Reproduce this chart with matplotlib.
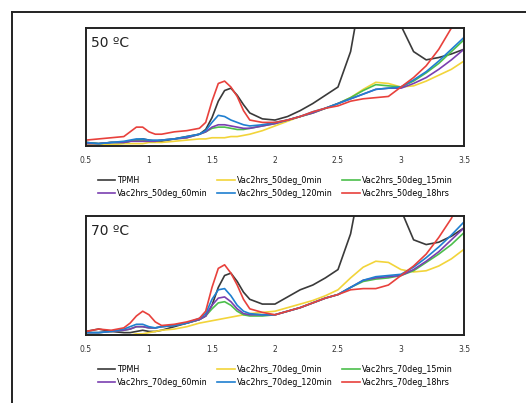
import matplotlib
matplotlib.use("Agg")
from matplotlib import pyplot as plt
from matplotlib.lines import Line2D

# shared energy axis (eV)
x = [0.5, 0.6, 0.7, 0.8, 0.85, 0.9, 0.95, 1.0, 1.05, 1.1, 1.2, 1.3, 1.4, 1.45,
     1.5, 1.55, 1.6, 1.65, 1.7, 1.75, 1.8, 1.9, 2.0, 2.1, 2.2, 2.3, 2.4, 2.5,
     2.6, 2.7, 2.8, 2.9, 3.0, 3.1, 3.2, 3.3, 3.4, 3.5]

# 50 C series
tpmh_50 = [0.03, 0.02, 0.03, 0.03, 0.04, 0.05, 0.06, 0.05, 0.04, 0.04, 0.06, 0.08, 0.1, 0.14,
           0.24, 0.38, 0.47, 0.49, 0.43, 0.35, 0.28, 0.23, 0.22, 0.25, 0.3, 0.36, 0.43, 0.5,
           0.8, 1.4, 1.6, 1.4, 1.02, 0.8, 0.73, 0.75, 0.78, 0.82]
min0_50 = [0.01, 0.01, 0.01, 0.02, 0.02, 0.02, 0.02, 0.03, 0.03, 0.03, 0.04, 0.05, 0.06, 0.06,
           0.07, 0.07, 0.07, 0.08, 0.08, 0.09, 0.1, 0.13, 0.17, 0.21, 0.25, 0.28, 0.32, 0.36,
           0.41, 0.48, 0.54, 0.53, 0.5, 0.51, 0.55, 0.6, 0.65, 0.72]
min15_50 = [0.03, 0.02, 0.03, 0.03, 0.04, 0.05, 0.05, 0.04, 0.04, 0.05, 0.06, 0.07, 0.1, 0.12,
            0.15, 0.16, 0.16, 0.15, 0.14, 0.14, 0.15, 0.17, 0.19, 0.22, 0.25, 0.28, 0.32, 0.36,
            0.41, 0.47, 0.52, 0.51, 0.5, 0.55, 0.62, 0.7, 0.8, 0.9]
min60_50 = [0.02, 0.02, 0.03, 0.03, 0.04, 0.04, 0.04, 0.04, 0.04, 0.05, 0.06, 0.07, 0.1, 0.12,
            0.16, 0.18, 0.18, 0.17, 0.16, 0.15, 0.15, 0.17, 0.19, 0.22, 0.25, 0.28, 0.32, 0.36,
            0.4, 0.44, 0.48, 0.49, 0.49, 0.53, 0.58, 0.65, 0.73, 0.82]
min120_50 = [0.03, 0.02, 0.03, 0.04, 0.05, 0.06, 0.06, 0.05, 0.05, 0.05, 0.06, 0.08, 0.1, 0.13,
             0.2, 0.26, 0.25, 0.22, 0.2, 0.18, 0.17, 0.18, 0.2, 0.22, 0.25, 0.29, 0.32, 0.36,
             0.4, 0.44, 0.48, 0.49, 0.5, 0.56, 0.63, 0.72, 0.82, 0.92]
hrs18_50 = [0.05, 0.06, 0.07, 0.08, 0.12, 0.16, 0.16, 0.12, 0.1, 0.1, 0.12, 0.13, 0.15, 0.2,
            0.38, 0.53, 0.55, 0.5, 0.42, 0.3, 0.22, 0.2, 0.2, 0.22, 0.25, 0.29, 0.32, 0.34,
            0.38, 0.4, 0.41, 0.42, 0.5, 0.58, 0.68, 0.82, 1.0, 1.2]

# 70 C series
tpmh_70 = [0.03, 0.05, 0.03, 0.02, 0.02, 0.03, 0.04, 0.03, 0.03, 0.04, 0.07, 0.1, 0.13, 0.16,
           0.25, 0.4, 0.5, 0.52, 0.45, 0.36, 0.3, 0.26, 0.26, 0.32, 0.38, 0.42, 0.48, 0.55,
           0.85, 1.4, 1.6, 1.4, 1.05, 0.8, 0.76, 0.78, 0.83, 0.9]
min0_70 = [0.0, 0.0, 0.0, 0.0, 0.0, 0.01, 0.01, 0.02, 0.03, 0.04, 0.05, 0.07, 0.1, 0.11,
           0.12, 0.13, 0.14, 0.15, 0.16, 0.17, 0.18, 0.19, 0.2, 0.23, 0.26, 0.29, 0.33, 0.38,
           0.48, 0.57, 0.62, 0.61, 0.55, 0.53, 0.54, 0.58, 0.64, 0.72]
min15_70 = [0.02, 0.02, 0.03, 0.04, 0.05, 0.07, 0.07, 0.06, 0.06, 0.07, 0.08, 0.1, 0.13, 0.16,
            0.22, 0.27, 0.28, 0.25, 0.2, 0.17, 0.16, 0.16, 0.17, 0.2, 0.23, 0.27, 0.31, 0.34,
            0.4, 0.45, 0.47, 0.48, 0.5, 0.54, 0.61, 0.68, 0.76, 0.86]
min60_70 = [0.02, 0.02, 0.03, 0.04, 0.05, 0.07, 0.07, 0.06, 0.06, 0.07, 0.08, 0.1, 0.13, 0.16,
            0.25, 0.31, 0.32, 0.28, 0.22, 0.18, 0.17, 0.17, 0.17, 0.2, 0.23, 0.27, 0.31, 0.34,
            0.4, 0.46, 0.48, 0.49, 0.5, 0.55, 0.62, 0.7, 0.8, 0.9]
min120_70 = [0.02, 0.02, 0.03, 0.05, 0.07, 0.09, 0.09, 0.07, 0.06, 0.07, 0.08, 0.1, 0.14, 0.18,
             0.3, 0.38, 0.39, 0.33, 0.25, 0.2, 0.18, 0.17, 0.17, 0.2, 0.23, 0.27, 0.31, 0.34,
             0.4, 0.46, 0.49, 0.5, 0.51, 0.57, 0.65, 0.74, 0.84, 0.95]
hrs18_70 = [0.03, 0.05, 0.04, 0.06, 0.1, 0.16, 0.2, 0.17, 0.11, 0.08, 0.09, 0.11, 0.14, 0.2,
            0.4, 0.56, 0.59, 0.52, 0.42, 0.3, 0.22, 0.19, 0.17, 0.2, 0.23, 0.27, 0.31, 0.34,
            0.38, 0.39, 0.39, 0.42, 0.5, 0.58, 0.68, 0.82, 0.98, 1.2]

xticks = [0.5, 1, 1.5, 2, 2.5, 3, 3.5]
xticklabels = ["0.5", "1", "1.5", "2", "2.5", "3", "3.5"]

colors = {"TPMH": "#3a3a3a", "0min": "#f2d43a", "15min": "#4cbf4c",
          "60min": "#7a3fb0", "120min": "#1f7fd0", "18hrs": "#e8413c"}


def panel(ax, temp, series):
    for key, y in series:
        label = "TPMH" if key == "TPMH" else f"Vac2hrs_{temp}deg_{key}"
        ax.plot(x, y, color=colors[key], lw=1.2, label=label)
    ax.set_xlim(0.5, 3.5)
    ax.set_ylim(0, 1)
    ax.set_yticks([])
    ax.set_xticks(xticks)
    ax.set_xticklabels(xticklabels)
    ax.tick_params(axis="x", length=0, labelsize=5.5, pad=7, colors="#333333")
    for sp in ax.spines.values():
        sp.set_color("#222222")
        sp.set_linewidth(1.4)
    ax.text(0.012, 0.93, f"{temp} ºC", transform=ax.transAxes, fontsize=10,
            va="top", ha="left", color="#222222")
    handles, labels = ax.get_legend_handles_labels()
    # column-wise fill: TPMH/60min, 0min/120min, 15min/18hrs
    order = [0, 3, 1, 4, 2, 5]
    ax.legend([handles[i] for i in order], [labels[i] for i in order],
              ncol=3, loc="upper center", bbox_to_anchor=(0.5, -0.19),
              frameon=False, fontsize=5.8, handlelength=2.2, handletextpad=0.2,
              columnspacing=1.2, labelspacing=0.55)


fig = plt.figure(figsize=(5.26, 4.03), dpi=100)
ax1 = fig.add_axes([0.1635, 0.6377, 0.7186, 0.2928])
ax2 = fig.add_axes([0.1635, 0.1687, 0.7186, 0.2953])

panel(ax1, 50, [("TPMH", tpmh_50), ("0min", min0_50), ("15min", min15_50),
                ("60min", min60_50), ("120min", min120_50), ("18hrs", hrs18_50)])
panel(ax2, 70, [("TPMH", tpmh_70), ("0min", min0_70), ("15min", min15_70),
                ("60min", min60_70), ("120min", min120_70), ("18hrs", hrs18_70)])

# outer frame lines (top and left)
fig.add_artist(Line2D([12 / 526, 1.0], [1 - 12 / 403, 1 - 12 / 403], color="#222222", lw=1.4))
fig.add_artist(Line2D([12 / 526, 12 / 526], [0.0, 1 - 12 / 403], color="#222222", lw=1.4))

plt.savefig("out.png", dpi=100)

· · · · · · ·

■ Written request
Transcribe the opening line of the listing above, please, and every line after it through the line with "2.6, 2.7, 2.8, 2.9, 3.0, 3.1, 3.2, 3.3, 3.4, 3.5]", word for word, without pictures.

■ Exercise output
Reproduce this chart with matplotlib.
import matplotlib
matplotlib.use("Agg")
from matplotlib import pyplot as plt
from matplotlib.lines import Line2D

# shared energy axis (eV)
x = [0.5, 0.6, 0.7, 0.8, 0.85, 0.9, 0.95, 1.0, 1.05, 1.1, 1.2, 1.3, 1.4, 1.45,
     1.5, 1.55, 1.6, 1.65, 1.7, 1.75, 1.8, 1.9, 2.0, 2.1, 2.2, 2.3, 2.4, 2.5,
     2.6, 2.7, 2.8, 2.9, 3.0, 3.1, 3.2, 3.3, 3.4, 3.5]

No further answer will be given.